Natural disasters and emergencies emit powerful responses from communities and households alike. With those responses, there also comes decision-making processes that take place even before the disaster occurs.
Dr. Haley Murphy and Dr. Tristan Wu are assistant professors in the department of political science at Oklahoma State University specializing in emergency management and disaster response. In August, they received a National Science Foundation (NSF) grant to conduct a study on how people evacuate and how decisions are made jointly and individually in a household during a natural disaster.
“For all the years we have sent surveys, we have gotten feedback from one person in the household, but we don’t really know how the household responds as a whole,” Wu said.

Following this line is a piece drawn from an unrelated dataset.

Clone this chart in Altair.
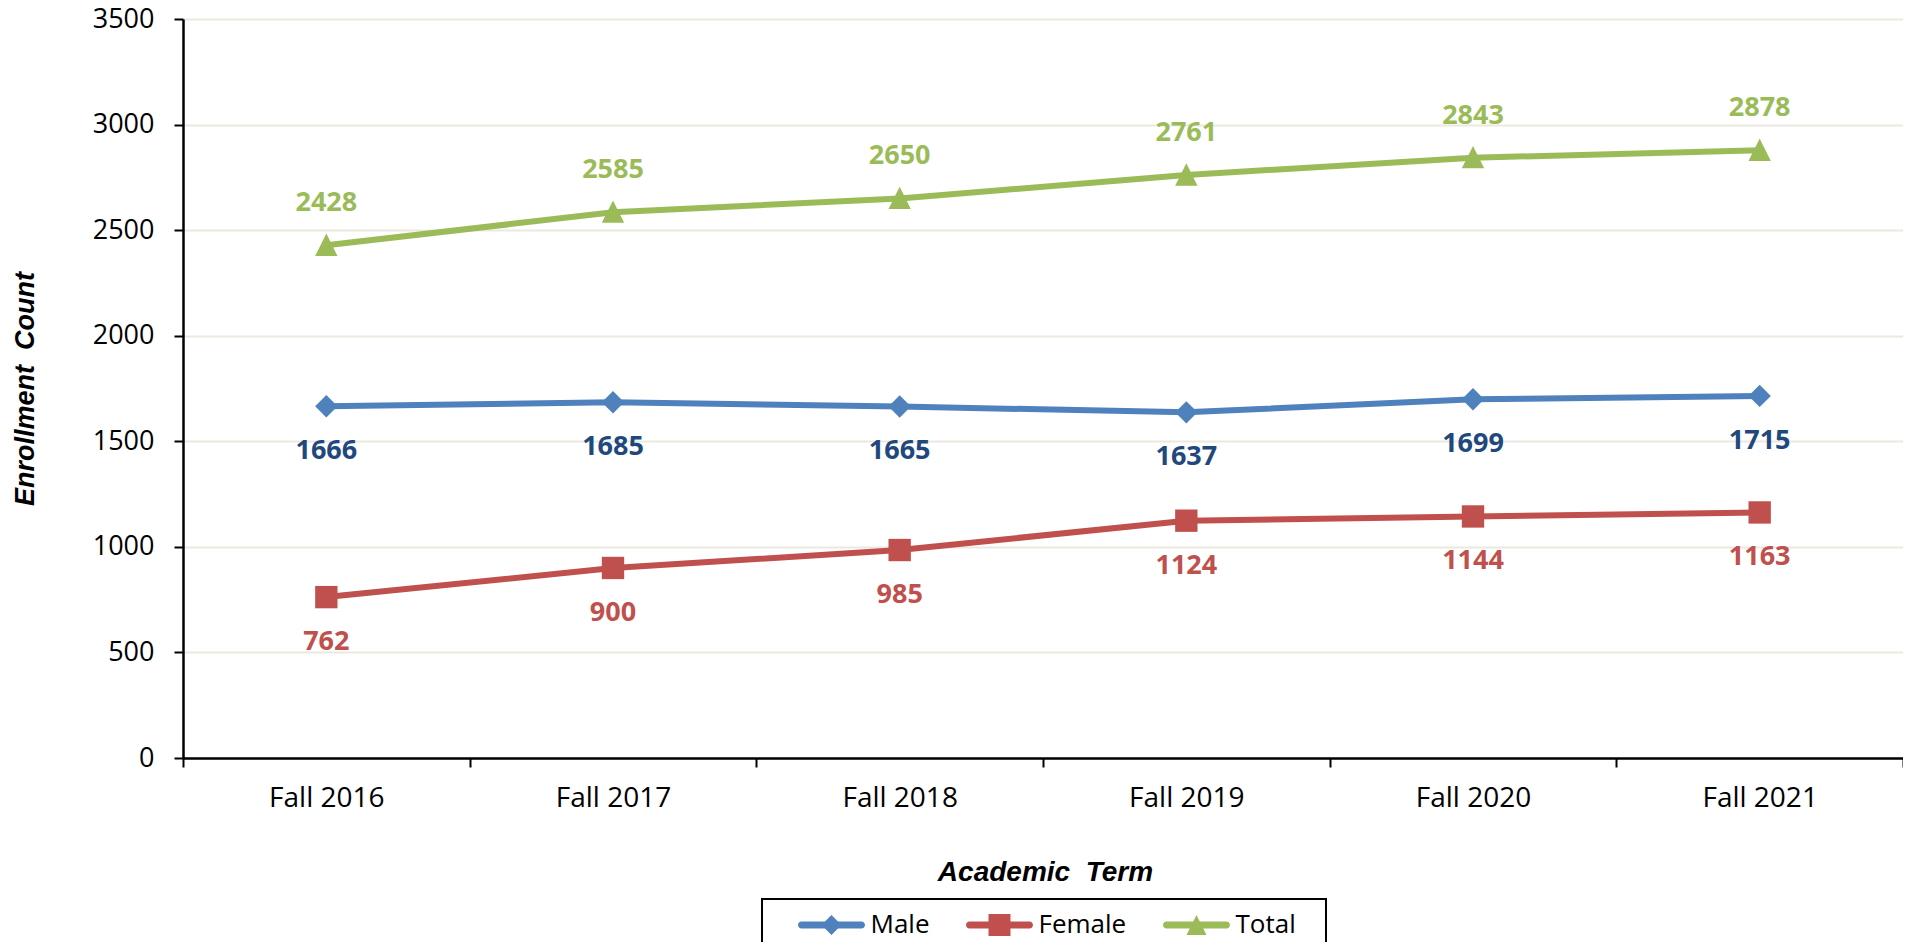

“It’s like if you have a roommate in college, or like me, I’m married,” Murphy explains. “We make decisions together if my husband is home, but if I’m by myself then my decision is to take shelter. If he’s there with me, it might be a little bit of a different decision that we make and in fact, it has been in the past. That’s what we want to know. We want to know how it changes decision-making and how you can communicate to households of people instead of just one person.”
Murphy and Wu began the grant process back in 2015 by submitting an initial proposal. The first step is a one-page idea paper to decide if the proposal fits the grant program. The next phase is drafting a proposal to send to the program with help from the NSF grant office on the OSU campus.
“They are very helpful and will come up with a budget for us,” Wu said. “They submit the proposal on our behalf.”
The NSF has a review panel filled with experts in the particular grant field. These experts will review and evaluate each proposal, giving feedback to strengthen a proposal. The first time Murphy and Wu submitted a proposal they were unsuccessful, but a second attempt presented a year ago proved to be the right project for the NSF, and they were granted the money to continue their work.
Murphy and Wu will be conducting an experiment to gauge responses of people in times of crisis, in this case, a thunderstorm warning that transforms into a tornado warning in two different locations: Stillwater, Oklahoma, and Logan, Utah. The two locations were chosen based on similar size and demographics, but remain different based on the little to no tornado risk in Logan, Utah and the high tornado risk in Stillwater, Oklahoma.
“A meteorologist is telling them (the subjects) here is where the tornado cone is and here is your likelihood of getting hit,” Murphy said. “What decision would you make? Where would you go? What would you do? Would you stay at home? Shelter in place? Would you leave?”
Gaining answers to these questions is crucial to Murphy, Wu and other emergency management experts.
“As a political science or economics expert, sometimes you can use secondary data, but for emergency management, we don’t have a lot of data out there,” Wu explains. “This is why, over the years, we’ve used surveys to get primary data. We’ve been doing this for 20-30 years so all the questions that can be asked have been asked. This is one of the reasons we are going to do an experimental study. We are trying to answer some questions that surveys would be unable to.”
“I think we’re also really hoping to affect how we communicate risk to people,” Murphy said. “It’s important to understand that you can communicate risk to people one way but most of the time we aren’t making those decisions by ourselves. We need to understand how people make those decisions so we can communicate that risk better.”
After receiving the grant, Murphy and Wu officially are beginning to make an impact in the emergency management field and will hopefully continue that impact throughout their careers.